To understand how dSLR cameras give you more control over depth-of-field, you need to understand the three factors that control this range:

The distance between the camera and the subject

The closer your subject is to you, the greater the tendency for the objects in front or behind the subject to be blurry.

My question is: What this mean, if subject is closer the blurry is shallower ?
 
I used to have a telescope - the astronomical telescope that was - which hardly used in facing upward work. 95% of it I used it to snoop my surrounding neighbours through their windows. Some of them are nice but most of them are uglies.:lol:

Anyway. The focusing ring for it is for up to 2 km distance. Anything over than 2 kms than it is in INFINITY where focusing is unnecessary. In other word anything between the 2 km range must be in the right focus - or it is blurry objects.

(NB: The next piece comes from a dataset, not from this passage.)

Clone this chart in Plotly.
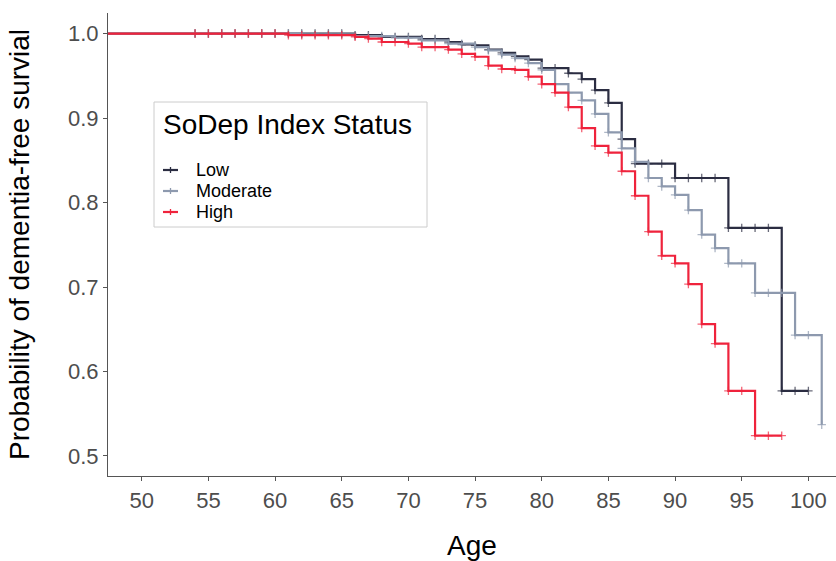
import plotly.graph_objects as go
import numpy as np

# ---- data ----
groups = ["Low", "Moderate", "High"]
colors = ["#2B2D42", "#8D99AE", "#EF233C"]
legend_title = "SoDep Index Status"

low_ages = [47, 66, 68, 71, 73, 74, 75, 76, 77, 78, 79, 80, 82, 83, 84, 85, 86, 87, 90, 94, 98]
low_surv = [1.0, 0.998, 0.996, 0.9935, 0.990, 0.987, 0.986, 0.981, 0.977, 0.973, 0.969, 0.959,
            0.953, 0.946, 0.933, 0.918, 0.875, 0.846, 0.829, 0.770, 0.577]
low_end = 100

mod_ages = [47, 62, 66, 69, 71, 73, 75, 76, 77, 78, 79, 80, 81, 82, 83, 84, 85, 86, 87, 88, 89,
            90, 91, 92, 93, 94, 96, 99, 101]
mod_surv = [1.0, 0.999, 0.997, 0.995, 0.992, 0.988, 0.984, 0.980, 0.975, 0.971, 0.965, 0.957,
            0.940, 0.930, 0.921, 0.905, 0.883, 0.864, 0.848, 0.829, 0.819, 0.809, 0.791, 0.762,
            0.746, 0.728, 0.693, 0.643, 0.537]
mod_end = 101

high_ages = [47, 61, 66, 67, 68, 70, 71, 73, 74, 75, 76, 77, 78, 79, 80, 81, 82, 83, 84, 85, 86,
             87, 88, 89, 90, 91, 92, 93, 94, 96]
high_surv = [1.0, 0.998, 0.996, 0.994, 0.990, 0.988, 0.984, 0.981, 0.976, 0.9725, 0.962, 0.958,
             0.957, 0.949, 0.940, 0.930, 0.913, 0.888, 0.867, 0.859, 0.837, 0.808, 0.7655, 0.737,
             0.728, 0.7035, 0.656, 0.633, 0.577, 0.524]
high_end = 98

censor_start = 54

series = [(low_ages, low_surv, low_end), (mod_ages, mod_surv, mod_end), (high_ages, high_surv, high_end)]

x_ticks = [50, 55, 60, 65, 70, 75, 80, 85, 90, 95, 100]
y_ticks = [0.5, 0.6, 0.7, 0.8, 0.9, 1.0]

FONT = "Liberation Sans, Arial, sans-serif"

fig = go.Figure()
for name, col, (ages, surv, end) in zip(groups, colors, series):
    ages = np.array(ages, dtype=float)
    surv = np.array(surv, dtype=float)
    censor = np.arange(censor_start, end + 1)
    t = np.unique(np.concatenate([ages, censor]))
    idx = np.searchsorted(ages, t, side="right") - 1
    s = surv[idx]
    sizes = [6 if (tt >= censor_start and float(tt).is_integer()) else 0 for tt in t]
    fig.add_trace(go.Scatter(
        x=t, y=s, name=name, mode="lines+markers", cliponaxis=False, showlegend=False,
        line=dict(color=col, width=2.2, shape="hv"),
        marker=dict(symbol="cross-thin", size=sizes, color=col,
                    line=dict(color=col, width=1.3)),
    ))

# ---- legend box (drawn in paper coordinates) ----
L, T, PW, PH = 108, 13, 728, 463          # plot area in pixels
px = lambda v: (v - L) / PW
py = lambda v: 1 - (v - T) / PH

shapes = [dict(type="rect", xref="paper", yref="paper",
               x0=px(154), x1=px(427), y0=py(227), y1=py(102),
               line=dict(color="#CCCCCC", width=1), fillcolor="white", layer="above")]
annotations = [dict(text=legend_title, xref="paper", yref="paper", x=px(161), y=py(125),
                    xanchor="left", yanchor="middle", showarrow=False,
                    font=dict(size=28, color="black", family=FONT))]
item_y = [170, 191, 212]
for name, col, iy in zip(groups, colors, item_y):
    shapes.append(dict(type="line", xref="paper", yref="paper", x0=px(163), x1=px(178),
                       y0=py(iy), y1=py(iy), line=dict(color=col, width=2.2), layer="above"))
    shapes.append(dict(type="line", xref="paper", yref="paper", x0=px(170.5), x1=px(170.5),
                       y0=py(iy + 3), y1=py(iy - 3), line=dict(color=col, width=1.3), layer="above"))
    annotations.append(dict(text=name, xref="paper", yref="paper", x=px(194), y=py(iy),
                            xanchor="left", yanchor="middle", showarrow=False,
                            font=dict(size=18, color="black", family=FONT)))

fig.update_layout(
    width=836, height=561,
    margin=dict(l=108, r=0, t=13, b=85),
    paper_bgcolor="white", plot_bgcolor="white",
    font=dict(family=FONT, color="black"),
    showlegend=False,
    shapes=shapes, annotations=annotations,
    xaxis=dict(
        range=[47.47, 102.07], tickvals=x_ticks, ticktext=[str(v) for v in x_ticks],
        showgrid=False, zeroline=False, showline=True, linecolor="#555555", linewidth=1.2,
        ticks="outside", ticklen=4, tickcolor="#555555",
        tickfont=dict(size=22, color="#4D4D4D"),
        title=dict(text="Age", font=dict(size=28, color="black"), standoff=30),
    ),
    yaxis=dict(
        range=[0.4763, 1.0243], tickvals=y_ticks, ticktext=[f"{v:.1f}" for v in y_ticks],
        showgrid=False, zeroline=False, showline=True, linecolor="#555555", linewidth=1.2,
        ticks="outside", ticklen=4, tickcolor="#555555",
        tickfont=dict(size=22, color="#4D4D4D"),
        title=dict(text="Probability of dementia-free survial", font=dict(size=28, color="black"), standoff=30),
    ),
)

fig.write_html("out.html", config={"displayModeBar": False},
               post_script="document.body.style.margin='0';document.body.style.padding='0';")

Once you understang thhe way the telescope works with it's long reach and need precise focusing, you know now that anything withing the focusing range must be in focus. Anything before and after it is NOT in focus - ie blurry.

Happy snooping.
 
go outside and hold your hand in front of the camera, focus it, take a picture on your maximum aperture setting, then look at the out of focus background. Now, stand about 15 feet from a tree, focus on it, and take a picture, compare the backgrounds. you'll see that hwen a lens is focusing its light closer to the front element, then it'll have more trouble dealing with the light behind it.